UC Berkeley

Nonlinear spectroscopic techniques with attosecond extreme ultraviolet (XUV) pulses produced by high harmonic generation promise to enable the study of ultrafast processes driven by electronic dynamics. Although nonlinear spectroscopies are regularly utilized to probe chemical dynamics driven by nuclear motion, the extension of these techniques to electronic dynamics has been limited by the low flux of attosecond light sources. In this dissertation, nonlinear techniques that incorporate subfemtosecond XUV pulses and few-cycle near infrared (NIR) pulses generate transient higher-order signals from electronic states in gas-phase and solid-state samples.
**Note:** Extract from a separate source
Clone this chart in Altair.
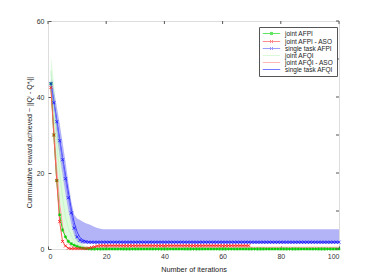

Manipulation of the pulse sequence, wavevector, and spectrum permits selective measurements of dynamic processes with exceptional temporal and spectral resolution. This dissertation details the development and application of attosecond nonlinear spectroscopies. Attosecond transient absorption experiments at the iodine N4,5 edge of ICl demonstrate that the molecular environment dramatically impacts core-excited state lifetimes. To probe these electron correlation-driven dynamics more selectively, an attosecond wave-mixing spectroscopy has been developed. Capitalizing on phase matching to isolate higher order signals, wave-mixing experiments on the 1snp Rydberg and light-induced states in helium reveal few-femtosecond delays in higher order signal generation due to the accumulation of a phase grating. Further experiments on this system show that wave-mixing signals from light-induced states can be amplified using self-heterodyne detection schemes. Moreover, these attosecond wave-mixing techniques are employed to measure the lifetimes of states that decay via electron correlation. Despite pronounced quantum beating, lifetimes obtained for the (2P1/2)nd autoionizing states of krypton compare favorably with linewidth measurements. In solid-state NaCl, attosecond wave-mixing techniques uncover several additional core-excitons that underlie the absorption features of Na+ L2,3 edge, and report ultrafast bright and dark state dynamics suggestive of the complex environment. Designed to differentiate distinct contributions to higher order emission signals, an XUV multidimensional spectroscopy based on a pulse shaping apparatus effectively eliminates quantum beat signatures in a proof of principle experiment in argon.

These results illustrate the potential of attosecond nonlinear spectroscopies to elucidate dynamics driven by electron correlation in diverse systems with unprecedented selectivity. Future work will translate these nonlinear techniques to the chemically-significant carbon K-edge, where they will provide insight into the electronic dynamics foundational to chemical reactions.